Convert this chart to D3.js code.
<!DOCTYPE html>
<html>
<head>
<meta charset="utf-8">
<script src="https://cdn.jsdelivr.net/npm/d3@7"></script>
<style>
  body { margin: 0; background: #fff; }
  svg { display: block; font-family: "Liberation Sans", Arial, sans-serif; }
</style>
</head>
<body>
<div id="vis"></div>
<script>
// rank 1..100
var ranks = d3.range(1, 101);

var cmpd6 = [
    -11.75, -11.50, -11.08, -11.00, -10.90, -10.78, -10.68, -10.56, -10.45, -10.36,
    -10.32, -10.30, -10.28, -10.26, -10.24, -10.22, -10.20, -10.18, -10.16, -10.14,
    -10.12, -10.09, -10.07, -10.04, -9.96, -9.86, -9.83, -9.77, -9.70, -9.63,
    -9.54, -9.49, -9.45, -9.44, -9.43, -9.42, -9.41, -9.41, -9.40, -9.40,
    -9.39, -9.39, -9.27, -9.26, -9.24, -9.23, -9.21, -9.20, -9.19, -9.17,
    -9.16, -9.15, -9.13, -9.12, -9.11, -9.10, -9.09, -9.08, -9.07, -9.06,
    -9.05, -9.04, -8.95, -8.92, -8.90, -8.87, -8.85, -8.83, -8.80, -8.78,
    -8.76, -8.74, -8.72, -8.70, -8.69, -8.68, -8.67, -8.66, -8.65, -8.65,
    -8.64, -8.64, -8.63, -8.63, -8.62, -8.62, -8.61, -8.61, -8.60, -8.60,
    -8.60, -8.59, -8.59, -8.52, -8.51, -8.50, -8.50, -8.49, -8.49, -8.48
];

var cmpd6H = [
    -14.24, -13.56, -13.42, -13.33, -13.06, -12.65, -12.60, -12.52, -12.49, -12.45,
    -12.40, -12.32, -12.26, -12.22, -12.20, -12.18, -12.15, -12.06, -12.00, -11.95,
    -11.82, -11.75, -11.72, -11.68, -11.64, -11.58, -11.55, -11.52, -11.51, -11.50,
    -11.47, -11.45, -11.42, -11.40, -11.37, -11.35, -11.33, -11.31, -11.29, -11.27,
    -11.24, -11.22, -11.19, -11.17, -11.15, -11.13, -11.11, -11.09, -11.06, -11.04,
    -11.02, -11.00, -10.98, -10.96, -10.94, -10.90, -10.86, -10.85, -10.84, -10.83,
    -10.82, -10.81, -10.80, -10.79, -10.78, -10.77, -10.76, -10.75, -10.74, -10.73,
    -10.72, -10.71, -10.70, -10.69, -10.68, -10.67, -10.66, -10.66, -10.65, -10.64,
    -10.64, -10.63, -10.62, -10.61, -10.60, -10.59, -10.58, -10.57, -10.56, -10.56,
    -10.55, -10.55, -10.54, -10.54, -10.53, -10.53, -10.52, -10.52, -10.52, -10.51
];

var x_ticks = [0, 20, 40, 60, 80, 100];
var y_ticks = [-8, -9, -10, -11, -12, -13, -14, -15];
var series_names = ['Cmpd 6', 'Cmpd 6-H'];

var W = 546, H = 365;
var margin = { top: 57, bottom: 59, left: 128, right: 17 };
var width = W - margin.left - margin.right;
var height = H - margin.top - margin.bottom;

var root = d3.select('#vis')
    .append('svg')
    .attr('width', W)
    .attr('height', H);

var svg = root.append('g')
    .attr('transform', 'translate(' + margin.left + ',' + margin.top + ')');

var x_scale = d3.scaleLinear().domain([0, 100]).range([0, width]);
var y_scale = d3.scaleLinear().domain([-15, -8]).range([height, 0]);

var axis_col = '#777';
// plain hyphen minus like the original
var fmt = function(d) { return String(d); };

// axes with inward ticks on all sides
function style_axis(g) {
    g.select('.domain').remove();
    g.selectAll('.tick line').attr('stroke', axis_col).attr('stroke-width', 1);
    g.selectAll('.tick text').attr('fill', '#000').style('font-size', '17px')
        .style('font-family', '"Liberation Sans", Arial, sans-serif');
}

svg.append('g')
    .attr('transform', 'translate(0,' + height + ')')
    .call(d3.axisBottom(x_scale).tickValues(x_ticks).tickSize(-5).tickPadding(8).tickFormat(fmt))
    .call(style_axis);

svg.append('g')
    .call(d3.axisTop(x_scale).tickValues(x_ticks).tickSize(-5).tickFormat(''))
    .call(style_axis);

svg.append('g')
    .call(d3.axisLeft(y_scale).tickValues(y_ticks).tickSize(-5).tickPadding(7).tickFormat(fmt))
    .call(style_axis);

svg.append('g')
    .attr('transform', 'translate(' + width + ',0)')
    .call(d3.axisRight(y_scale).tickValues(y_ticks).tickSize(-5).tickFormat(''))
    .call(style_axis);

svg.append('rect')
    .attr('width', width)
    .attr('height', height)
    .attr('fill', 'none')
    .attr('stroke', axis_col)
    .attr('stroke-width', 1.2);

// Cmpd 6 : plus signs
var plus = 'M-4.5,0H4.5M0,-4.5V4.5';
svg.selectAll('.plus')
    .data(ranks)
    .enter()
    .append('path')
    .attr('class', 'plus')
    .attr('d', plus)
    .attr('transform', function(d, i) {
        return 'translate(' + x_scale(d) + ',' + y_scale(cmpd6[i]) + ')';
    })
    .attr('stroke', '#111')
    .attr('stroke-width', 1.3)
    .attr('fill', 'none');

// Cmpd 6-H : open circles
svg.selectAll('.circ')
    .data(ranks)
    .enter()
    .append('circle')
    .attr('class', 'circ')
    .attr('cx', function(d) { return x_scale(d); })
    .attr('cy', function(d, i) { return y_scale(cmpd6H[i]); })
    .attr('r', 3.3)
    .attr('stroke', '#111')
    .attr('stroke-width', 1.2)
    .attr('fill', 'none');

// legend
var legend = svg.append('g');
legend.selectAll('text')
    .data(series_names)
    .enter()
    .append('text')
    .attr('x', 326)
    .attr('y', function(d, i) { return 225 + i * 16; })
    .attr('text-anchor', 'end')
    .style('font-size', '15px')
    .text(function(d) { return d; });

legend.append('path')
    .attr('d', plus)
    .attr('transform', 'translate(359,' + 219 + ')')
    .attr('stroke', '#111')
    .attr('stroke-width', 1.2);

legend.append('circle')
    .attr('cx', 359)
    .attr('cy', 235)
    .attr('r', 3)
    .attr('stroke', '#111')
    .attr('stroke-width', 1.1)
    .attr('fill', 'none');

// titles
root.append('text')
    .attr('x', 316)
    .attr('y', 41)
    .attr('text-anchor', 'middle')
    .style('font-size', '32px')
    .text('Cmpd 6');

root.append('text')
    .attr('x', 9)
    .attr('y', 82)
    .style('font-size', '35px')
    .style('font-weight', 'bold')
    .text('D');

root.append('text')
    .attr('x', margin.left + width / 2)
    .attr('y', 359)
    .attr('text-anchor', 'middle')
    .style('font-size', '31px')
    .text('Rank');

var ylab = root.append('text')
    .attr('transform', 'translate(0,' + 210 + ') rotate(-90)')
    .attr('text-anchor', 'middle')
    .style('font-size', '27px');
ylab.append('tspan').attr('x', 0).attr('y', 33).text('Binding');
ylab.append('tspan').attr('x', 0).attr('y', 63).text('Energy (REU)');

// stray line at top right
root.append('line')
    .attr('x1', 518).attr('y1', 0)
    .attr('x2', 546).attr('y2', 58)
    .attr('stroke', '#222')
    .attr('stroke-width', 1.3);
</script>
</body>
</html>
___
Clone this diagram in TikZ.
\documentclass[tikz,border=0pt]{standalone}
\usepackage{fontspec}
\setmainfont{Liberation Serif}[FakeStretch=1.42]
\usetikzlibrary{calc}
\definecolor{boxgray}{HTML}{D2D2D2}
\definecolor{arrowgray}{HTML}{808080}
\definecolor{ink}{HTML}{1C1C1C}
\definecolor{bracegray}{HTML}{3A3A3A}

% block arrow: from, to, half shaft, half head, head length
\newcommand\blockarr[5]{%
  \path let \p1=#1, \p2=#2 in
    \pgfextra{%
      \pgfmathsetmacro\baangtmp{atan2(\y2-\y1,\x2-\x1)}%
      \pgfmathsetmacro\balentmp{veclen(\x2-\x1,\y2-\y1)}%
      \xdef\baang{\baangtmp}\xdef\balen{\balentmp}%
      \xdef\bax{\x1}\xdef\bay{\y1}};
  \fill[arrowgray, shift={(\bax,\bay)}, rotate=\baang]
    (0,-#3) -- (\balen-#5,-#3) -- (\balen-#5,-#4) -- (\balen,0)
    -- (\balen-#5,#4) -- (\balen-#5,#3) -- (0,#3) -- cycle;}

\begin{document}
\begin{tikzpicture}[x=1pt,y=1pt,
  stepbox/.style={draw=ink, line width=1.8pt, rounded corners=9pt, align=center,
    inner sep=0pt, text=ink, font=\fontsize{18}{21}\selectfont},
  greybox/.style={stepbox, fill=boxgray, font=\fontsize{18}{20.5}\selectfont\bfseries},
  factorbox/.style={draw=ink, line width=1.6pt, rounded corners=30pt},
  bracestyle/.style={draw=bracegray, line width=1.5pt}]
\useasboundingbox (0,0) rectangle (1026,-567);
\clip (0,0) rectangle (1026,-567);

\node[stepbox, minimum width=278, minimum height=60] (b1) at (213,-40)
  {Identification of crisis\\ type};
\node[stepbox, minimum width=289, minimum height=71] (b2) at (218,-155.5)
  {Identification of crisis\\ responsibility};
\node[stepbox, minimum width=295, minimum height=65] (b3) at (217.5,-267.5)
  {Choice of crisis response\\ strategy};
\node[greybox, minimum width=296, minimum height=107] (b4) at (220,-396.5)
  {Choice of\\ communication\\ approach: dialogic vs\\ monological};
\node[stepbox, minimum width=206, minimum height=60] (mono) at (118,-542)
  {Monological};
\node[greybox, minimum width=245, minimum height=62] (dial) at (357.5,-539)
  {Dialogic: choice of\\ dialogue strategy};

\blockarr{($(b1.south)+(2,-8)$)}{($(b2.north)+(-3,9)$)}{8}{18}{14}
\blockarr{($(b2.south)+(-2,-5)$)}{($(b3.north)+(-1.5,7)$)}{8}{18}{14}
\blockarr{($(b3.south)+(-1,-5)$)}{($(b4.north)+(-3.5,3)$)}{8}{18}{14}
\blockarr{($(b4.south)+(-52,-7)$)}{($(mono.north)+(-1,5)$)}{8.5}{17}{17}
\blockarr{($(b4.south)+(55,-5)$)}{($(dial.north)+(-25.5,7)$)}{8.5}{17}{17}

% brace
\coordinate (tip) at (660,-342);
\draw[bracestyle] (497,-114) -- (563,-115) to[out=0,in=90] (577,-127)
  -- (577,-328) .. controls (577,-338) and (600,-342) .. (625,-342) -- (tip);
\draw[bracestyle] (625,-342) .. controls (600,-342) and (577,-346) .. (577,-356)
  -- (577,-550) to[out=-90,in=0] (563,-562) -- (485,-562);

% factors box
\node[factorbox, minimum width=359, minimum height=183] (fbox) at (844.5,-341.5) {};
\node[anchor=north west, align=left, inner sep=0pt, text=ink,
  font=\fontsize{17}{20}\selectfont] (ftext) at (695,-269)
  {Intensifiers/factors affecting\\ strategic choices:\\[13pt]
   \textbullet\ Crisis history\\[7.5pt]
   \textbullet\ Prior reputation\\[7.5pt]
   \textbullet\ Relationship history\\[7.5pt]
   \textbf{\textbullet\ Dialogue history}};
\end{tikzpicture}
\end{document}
___
Show every line from the entries above in which the word "this" appears.

**EXERCISE ANSWER:**
Convert this chart to D3.js code.
Clone this diagram in TikZ.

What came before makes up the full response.